The district court adopted the magistrate's determination that the depositions were not taken for the purpose of harassing Bonk and were reasonably necessary. We accept the district court's opinion and agree that Bonk fails to show that Milton Bradley was not entitled to these deposition costs.
Bonk also objects to $2,303.40 in copying costs incurred by Milton Bradley alleging that they are unsubstantiated. The expense of copying materials reasonably necessary for use in a case are recoverable costs under 28 U.S.C. § 1920(4). State of Illinois v. Sangamo Const. Co., 657 F.2d 855, 867 (7th Cir.1981). Like depositions, the underlying documents need not be introduced at trial in order for the cost of copying them to be recoverable. Id. Milton Bradley verified that the copying costs included only amounts spent copying documents produced by Bonk and third parties, and pleadings and exhibits submitted to the district court. The district court did not abuse its discretion in awarding Milton Bradley these items as costs.
Finally, Bonk argues $918.45 incurred by Milton Bradley as witness fees for witnesses who did not testify at trial were improperly allowed. He argues these costs were incurred for the purpose of raising litigation costs.
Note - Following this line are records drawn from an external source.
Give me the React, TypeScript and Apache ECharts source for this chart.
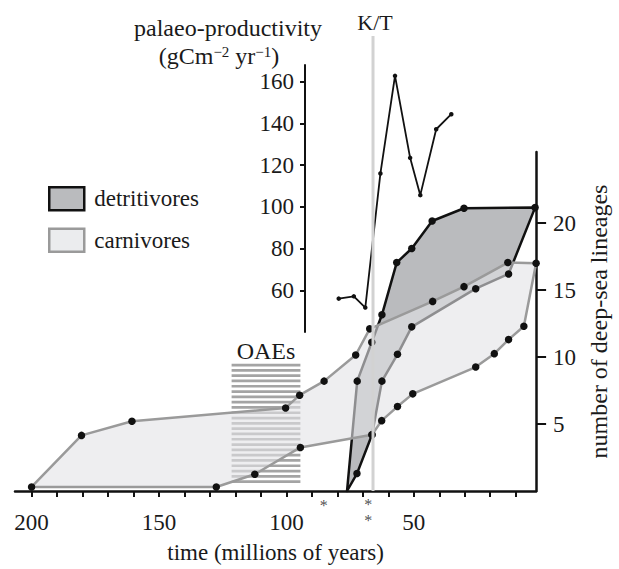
import React, { useEffect, useRef } from "react";
import * as echarts from "echarts";

const FONT = "'Liberation Serif', 'Times New Roman', serif";
const INK = "#1a1a1a";

// ---- data (time in millions of years, lineage counts, productivity) ----
const carnivoreTime = [200, 180.4, 160.6, 100.3, 94.8, 85.2, 72.8, 67.3, 42.6, 30.3, 13.1, 2.0, 6.8, 12.8, 18.4, 25.7, 50.4, 56.4, 62.6, 66.4, 94.5, 112.4, 127.5];
const carnivoreLineages = [0.3, 4.15, 5.2, 6.2, 7.15, 8.2, 10.15, 12.1, 14.15, 15.25, 17.05, 17.0, 12.3, 11.3, 10.25, 9.25, 7.25, 6.3, 5.25, 4.2, 3.25, 1.25, 0.3];
const detritivoreTime = [76.2, 72.2, 66.5, 62.5, 56.7, 50.8, 42.8, 30.3, 2.4, 12.8, 25.7, 50.8, 56.4, 62.5, 66.4, 72.3];
const detritivoreLineages = [0, 8.2, 11.1, 13.15, 17.05, 18.1, 20.15, 21.1, 21.15, 16.2, 15.1, 12.25, 10.2, 8.2, 4.2, 1.3];
const productivityTime = [82.3, 76.5, 72.1, 66.3, 60.7, 54.9, 51.0, 44.9, 39.1];
const productivityValue = [56, 57.1, 51.7, 116, 162.8, 123.5, 105.6, 137.2, 144.4];
const oaeTime = [121.5, 94.5];
const oaeLineages = [0.3, 9.5];
const ktBoundary = 66;
const asteriskTime = [85.3, 67.9];
const asteriskCount = [1, 2];
const asteriskLevel = [-1.1, -1.6];
const timeTicks = [10, 20, 30, 40, 50, 60, 70, 80, 90, 100, 110, 120, 130, 140, 150, 160, 170, 180, 190, 200];
const timeLabels = [50, 100, 150, 200];
const lineageTicks = [5, 10, 15, 20];
const productivityTicks = [60, 80, 100, 120, 140, 160];

// ---- layout ----
const W = 619;
const H = 569;
const G_LEFT = 15;
const G_RIGHT = 71;
const G_TOP = 152;
const G_BOTTOM = 68;
const T_MIN = 2;
const T_MAX = 206.5;
const INSET_LEFT = 305;
const INSET_TOP = 65;
const INSET_BOTTOM = 237;
const pxPerMa = (W - G_RIGHT - G_LEFT) / (T_MAX - T_MIN);
const INSET_T_MAX = T_MIN + (W - G_RIGHT - INSET_LEFT) / pxPerMa;
const KT_TOP = 36;
const FS = 23;

function polygonSeries(name: string, times: number[], values: number[], fill: string, stroke: string, z: number) {
  return {
    type: "custom",
    name,
    xAxisIndex: 0,
    yAxisIndex: 0,
    z,
    data: times.map((t, i) => [t, values[i]]),
    encode: { x: 0, y: 1 },
    renderItem: (params: any, api: any) => {
      if (params.dataIndex !== 0) return null;
      const pts = times.map((t, i) => api.coord([t, values[i]]));
      return {
        type: "polygon",
        shape: { points: pts },
        style: { fill, stroke, lineWidth: 2.5, lineJoin: "round" },
      };
    },
  };
}

const dotData = [
  ...carnivoreTime.map((t, i) => [t, carnivoreLineages[i]]),
  // the lowest detritivore vertex carries no dot
  ...detritivoreTime.slice(1).map((t, i) => [t, detritivoreLineages[i + 1]]),
];

const option: any = {
  animation: false,
  backgroundColor: "#ffffff",
  textStyle: { fontFamily: FONT },
  grid: [
    { left: G_LEFT, right: G_RIGHT, top: G_TOP, bottom: G_BOTTOM },
    { left: INSET_LEFT, right: G_RIGHT, top: INSET_TOP, bottom: INSET_BOTTOM },
  ],
  legend: {
    orient: "vertical",
    left: 43,
    top: 181,
    itemWidth: 35,
    itemHeight: 23,
    itemGap: 16,
    icon: "rect",
    selectedMode: false,
    textStyle: { fontFamily: FONT, fontSize: FS, color: INK, padding: [0, 0, 0, 5] },
    data: [
      { name: "detritivores", itemStyle: { color: "#babbbe", borderColor: "#111", borderWidth: 2.5 } },
      { name: "carnivores", itemStyle: { color: "#ebecee", borderColor: "#9a9a9a", borderWidth: 2.5 } },
    ],
  },
  xAxis: [
    {
      gridIndex: 0,
      type: "value",
      inverse: true,
      min: T_MIN,
      max: T_MAX,
      axisLine: { show: true, onZero: false, lineStyle: { color: "#111", width: 2.5 } },
      axisTick: { show: true, customValues: timeTicks, length: 6, lineStyle: { color: "#111", width: 2 } },
      axisLabel: { customValues: timeLabels, margin: 20, fontFamily: FONT, fontSize: FS, color: INK },
      splitLine: { show: false },
      name: "time (millions of years)",
      nameLocation: "middle",
      nameGap: 50,
      nameTextStyle: { fontFamily: FONT, fontSize: FS, color: INK },
    },
    {
      gridIndex: 1,
      type: "value",
      inverse: true,
      min: T_MIN,
      max: INSET_T_MAX,
      show: false,
    },
  ],
  yAxis: [
    {
      gridIndex: 0,
      type: "value",
      position: "right",
      min: 0,
      max: 25.3,
      axisLine: { show: true, lineStyle: { color: "#111", width: 2.5 } },
      axisTick: { show: true, customValues: lineageTicks, length: 10, lineStyle: { color: "#111", width: 2 } },
      axisLabel: { customValues: lineageTicks, margin: 17, fontFamily: FONT, fontSize: FS, color: INK },
      splitLine: { show: false },
      name: "number of deep-sea lineages",
      nameLocation: "middle",
      nameRotate: 90,
      nameGap: 45,
      nameTextStyle: { fontFamily: FONT, fontSize: 24, color: INK },
    },
    {
      gridIndex: 1,
      type: "value",
      position: "left",
      min: 40,
      max: 168,
      axisLine: { show: true, lineStyle: { color: "#111", width: 2 } },
      axisTick: { show: true, customValues: productivityTicks, length: 5, lineStyle: { color: "#111", width: 2 } },
      axisLabel: { customValues: productivityTicks, margin: 11, fontFamily: FONT, fontSize: FS, color: INK },
      splitLine: { show: false },
    },
  ],
  graphic: [
    {
      type: "text",
      x: 228,
      y: 40,
      style: { text: "palaeo-productivity", font: `24px ${FONT}`, fill: INK, align: "center", verticalAlign: "bottom" },
    },
    {
      type: "text",
      x: 219,
      y: 68,
      style: {
        text: "(gCm{s|−2} yr{s|−1})",
        font: `24px ${FONT}`,
        fill: INK,
        align: "center",
        verticalAlign: "bottom",
        lineHeight: 24,
        rich: { s: { fontSize: 15, fontFamily: FONT, fill: INK, verticalAlign: "top", lineHeight: 15 } },
      },
    },
  ],
  series: [
    {
      type: "custom",
      name: "OAEs",
      xAxisIndex: 0,
      yAxisIndex: 0,
      z: 1,
      data: [[oaeTime[0], oaeLineages[0], oaeTime[1], oaeLineages[1]]],
      renderItem: (params: any, api: any) => {
        const tl = api.coord([oaeTime[0], oaeLineages[1]]);
        const br = api.coord([oaeTime[1], oaeLineages[0]]);
        const children: any[] = [];
        const pitch = 5.3;
        const thick = 2.7;
        for (let y = tl[1]; y + thick <= br[1] + 0.5; y += pitch) {
          children.push({
            type: "rect",
            shape: { x: tl[0], y, width: br[0] - tl[0], height: thick },
            style: { fill: "#a4a4a4" },
          });
        }
        children.push({
          type: "text",
          x: (tl[0] + br[0]) / 2,
          y: tl[1] - 1,
          style: { text: "OAEs", font: `24px ${FONT}`, fill: INK, align: "center", verticalAlign: "bottom" },
        });
        return { type: "group", children };
      },
    },
    polygonSeries("detritivores", detritivoreTime, detritivoreLineages, "#babbbe", "#111111", 2),
    polygonSeries("carnivores", carnivoreTime, carnivoreLineages, "rgba(226,227,230,0.6)", "#9a9a9a", 3),
    {
      type: "scatter",
      xAxisIndex: 0,
      yAxisIndex: 0,
      z: 4,
      symbol: "circle",
      symbolSize: 7.5,
      itemStyle: { color: "#111", opacity: 1 },
      data: dotData,
    },
    {
      type: "line",
      xAxisIndex: 1,
      yAxisIndex: 1,
      z: 5,
      data: productivityTime.map((t, i) => [t, productivityValue[i]]),
      symbol: "circle",
      symbolSize: 4.5,
      showSymbol: true,
      lineStyle: { color: "#111", width: 1.8 },
      itemStyle: { color: "#111" },
    },
    {
      type: "scatter",
      xAxisIndex: 0,
      yAxisIndex: 0,
      z: 5,
      clip: false,
      symbolSize: 1,
      itemStyle: { color: "rgba(0,0,0,0)" },
      label: {
        show: true,
        position: "inside",
        formatter: (p: any) => Array(asteriskCount[p.dataIndex]).fill("*").join("\n"),
        fontFamily: FONT,
        fontSize: 16,
        lineHeight: 16,
        color: "#1a1a1a",
        textBorderWidth: 0,
      },
      data: asteriskTime.map((t, i) => [t, asteriskLevel[i]]),
    },
    {
      type: "custom",
      name: "K/T",
      xAxisIndex: 0,
      yAxisIndex: 0,
      z: 6,
      data: [[ktBoundary, 0]],
      renderItem: (params: any, api: any) => {
        const base = api.coord([ktBoundary, 0]);
        return {
          type: "group",
          children: [
            {
              type: "line",
              shape: { x1: base[0], y1: base[1], x2: base[0], y2: KT_TOP },
              style: { stroke: "#d2d2d2", lineWidth: 3 },
            },
            {
              type: "text",
              x: base[0] + 2,
              y: KT_TOP - 3,
              style: { text: "K/T", font: `22px ${FONT}`, fill: INK, align: "center", verticalAlign: "bottom" },
            },
          ],
        };
      },
    },
  ],
};

export default function App() {
  const ref = useRef<HTMLDivElement>(null);
  useEffect(() => {
    document.body.style.margin = "0";
    const chart = echarts.init(ref.current!, null, { renderer: "svg" });
    chart.setOption(option);
    return () => chart.dispose();
  }, []);
  return <div ref={ref} style={{ position: "absolute", left: 0, top: 0, width: W, height: H }} />;
}
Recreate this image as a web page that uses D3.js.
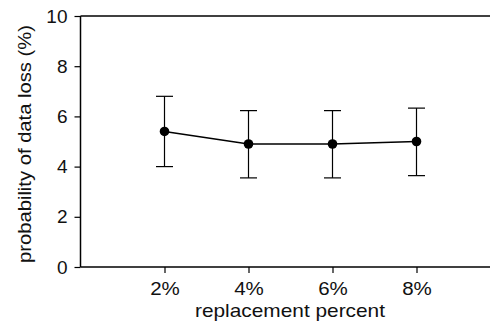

The court rejected Bonk's argument on the basis that Milton Bradley did not take any depositions for any improper purpose and that it was not necessary for the witnesses to testify at trial if their deposition testimony was reasonably necessary at the time it was taken. Bonk has not affirmatively shown that the award of these costs was improper.
Bonk's other arguments are without merit and warrant no discussion.
For the foregoing reasons, the judgment of the district court is AFFIRMED.